Financial regulators have summoned the heads of major exchanges including the New York Stock Exchange Euronext and Nasdaq OMX Group to Washington on Monday to discuss how conflicting trading rules may have contributed to Thursday's historic stock market plunge.
Securities and Exchange Commission Chairman Mary Schapiro on Friday called top executives at major financial exchanges to announce the Monday meeting, said a person familiar with the situation.
Meeting participants are expected to weigh possible solutions to reconcile the often-conflicting rules written and enforced by different exchanges, said the person, who spoke on the condition of anonymity because he was not authorized to discuss the matter publicly.
Regulators and exchanges have been poring over data from millions of trades trying to pinpoint what caused Thursday's massive, computerized sell-off, which at one point had the Dow Jones Industrial Average down by nearly 1,000 points. The Dow later recovered to close the session down 342 points. White House homeland security and counterterrorism adviser John Brennan told "Fox News Sunday" that there is no evidence that a cyber attack was behind the chaos.
The SEC is leading the investigation with the Commodity Futures Trading Commission. Those agencies are ultimately responsible for overseeing markets, but they rely heavily on exchanges to write and enforce their own rules. And the exchanges' rules vary widely.
As regulators seek to understand the root cause of Thursday's dive, they again are relying on the exchanges — this time to flag suspicious trades and help the SEC narrow the focus of its probe.
One reason: Market-wide trading data is not collected in a single location. Instead, each exchange's trades are reported to its designated self-regulator — often part of the same company that owns the exchange.
Regulators now believe the disruption was caused by a toxic, not-yet-understood, feedback loop created when multiple trading schemes interacted, according to people familiar with the situation. That contradicts earlier speculation that the trigger was a small number of erroneous trades.
That means it could take weeks to sort out the problem, said the people, who spoke on condition of anonymity because they were not authorized to discuss the investigation.
Thursday's volatility highlighted the way high-speed computerized trading can undermine efforts to take a broader view of the market.
High-frequency trading uses mathematical models and computers to buy and sell huge numbers of shares in milliseconds. It accounts for two-thirds of all stock trading in the U.S., and proponents say it makes the stock market run more smoothly by efficiently connecting buyers and sellers.
But on Thursday, in an effort to counteract rapid market swings, the New York Stock Exchange invoked a measure to slow down trading. Some analysts believe that drove some trades onto other electronic exchanges, leaving fewer buyers and sellers to help set prices.
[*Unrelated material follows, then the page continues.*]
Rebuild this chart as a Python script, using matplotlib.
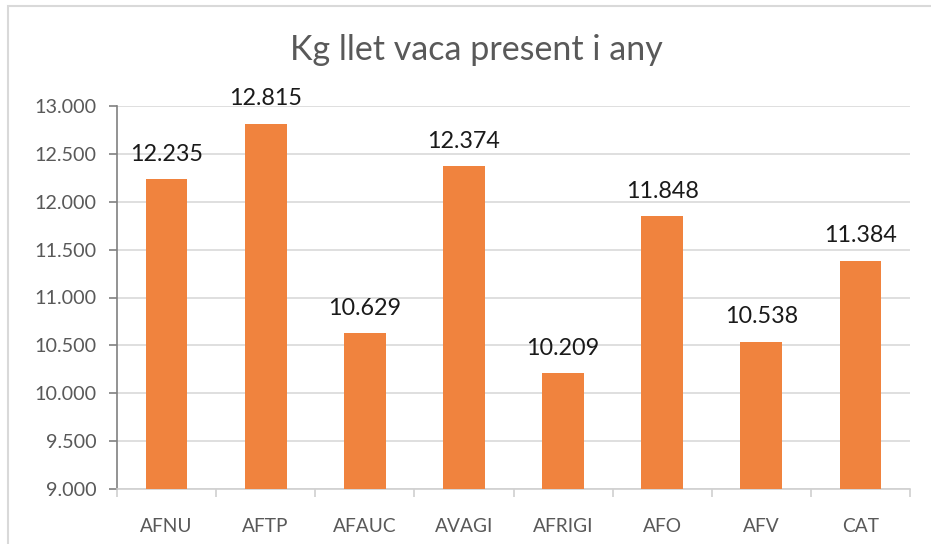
import matplotlib.pyplot as plt
from matplotlib.patches import Rectangle
from matplotlib.ticker import FuncFormatter, MultipleLocator

regions = ["AFNU", "AFTP", "AFAUC", "AVAGI", "AFRIGI", "AFO", "AFV", "CAT"]
kg_milk = [12235, 12815, 10629, 12374, 10209, 11848, 10538, 11384]

plt.rcParams['font.family'] = ['Lato', 'DejaVu Sans']

fig = plt.figure(figsize=(9.31, 5.44), dpi=100)
fig.patches.append(Rectangle((8 / 931, -0.1), 1.2, 1 - 6 / 544 + 0.1,
                             transform=fig.transFigure, fill=False,
                             edgecolor="#d9d9d9", linewidth=1.5))
ax = fig.add_axes([117 / 931, 1 - 489 / 544, (910 - 117) / 931, (489 - 106) / 544])

x = range(len(regions))
bars = ax.bar(x, kg_milk, width=0.42, color="#f0833e", zorder=3)
for i, v in enumerate(kg_milk):
    ax.text(i, v + 150, f"{v / 1000:.3f}", ha="center", va="bottom",
            fontsize=16.8, color="#1a1a1a")

ax.set_ylim(9000, 13000)
ax.set_xlim(-0.5, len(regions) - 0.5)
ax.yaxis.set_major_locator(MultipleLocator(500))
ax.yaxis.set_major_formatter(FuncFormatter(lambda v, p: f"{v / 1000:.3f}"))
ax.grid(axis="y", color="#d9d9d9", linewidth=1.2, zorder=0)

ax.set_xticks(list(x))
ax.set_xticklabels(regions)
ax.set_xticks([i - 0.5 for i in range(len(regions) + 1)], minor=True)
ax.tick_params(axis="x", which="major", length=0, pad=21, labelsize=13.8, labelcolor="#595959")
ax.tick_params(axis="x", which="minor", length=6, color="#d0d0d0", width=1.2)
ax.tick_params(axis="y", length=6, color="#808080", width=1.2, labelsize=14.2,
               labelcolor="#595959", pad=9)

for s in ["top", "right"]:
    ax.spines[s].set_visible(False)
ax.spines["left"].set_color("#808080")
ax.spines["left"].set_linewidth(1.2)
ax.spines["bottom"].set_color("#d0d0d0")
ax.spines["bottom"].set_linewidth(1.2)

fig.text(476 / 931, 1 - 50 / 544, "Kg llet vaca present i any", ha="center", va="center",
         fontsize=24.5, color="#595959")

fig.savefig("out.png", dpi=100)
That means the few actors left had disproportionate effects on stock prices, feeding the volatility.
The turbulence continued Friday. Amid anxiety about the unexplained plunge and a growing debt crisis in Europe, the Dow fell as much as 280 points then climbed to positive territory briefly before closing down almost 139.
A top industry official said in a speech Friday that modern financial markets have grown so fast and are so complex that regulators must weigh new measures to help prevent events like Thursday's.
"With the huge changes in the market we need again to look at market structure," said Rick Ketchum, CEO of the Financial Industry Regulatory Authority, a private self-regulatory group that oversees the Nasdaq.
Ketchum said firms with direct market access need safety shut-off valves so they don't "continuously feed in orders" after market drops and should consider the risk of rapid liquidity problems in fast-moving markets.
"There need to be shock absorbers in the market," Ketchum said. "We can't be in this position of redesigning what happens in trades and making decisions in what trades should be broken with respect to markets that go close to zero. That isn't an acceptable place."
On Capitol Hill this week, Sens. Ted Kaufman, D-Del., and Mark Warner, D-Va., are expected to continue working with Senate Banking Committee members to insist that the SEC and the CFTC undertake a thorough study of high-frequency trading and other tools that move markets in the blink of an eye.
The measure would be part of a broad overhaul of financial regulations being debated by Congress.
On Tuesday, Rep. Paul Kanjorski, D-Pa., will hold a hearing into Thursday's market activity. A witness list has not yet been announced. Kanjorski's subcommittee — which is responsible for overseeing and crafting legislation on capital markets — hasn't held a hearing on flash trading to this point.
U.S. stock futures were rising Sunday evening as European finance ministers discussed a massive loan package designed to prevent Greece's debt crisis from spreading throughout the eurozone. Dow futures were up 165, or 1.6 percent, at 10,500. Nasdaq futures were up 30.75, or 1.7 percent, at 1,879.25; while S&P futures rose 18.80, or 1.7 percent, to 1,125.80.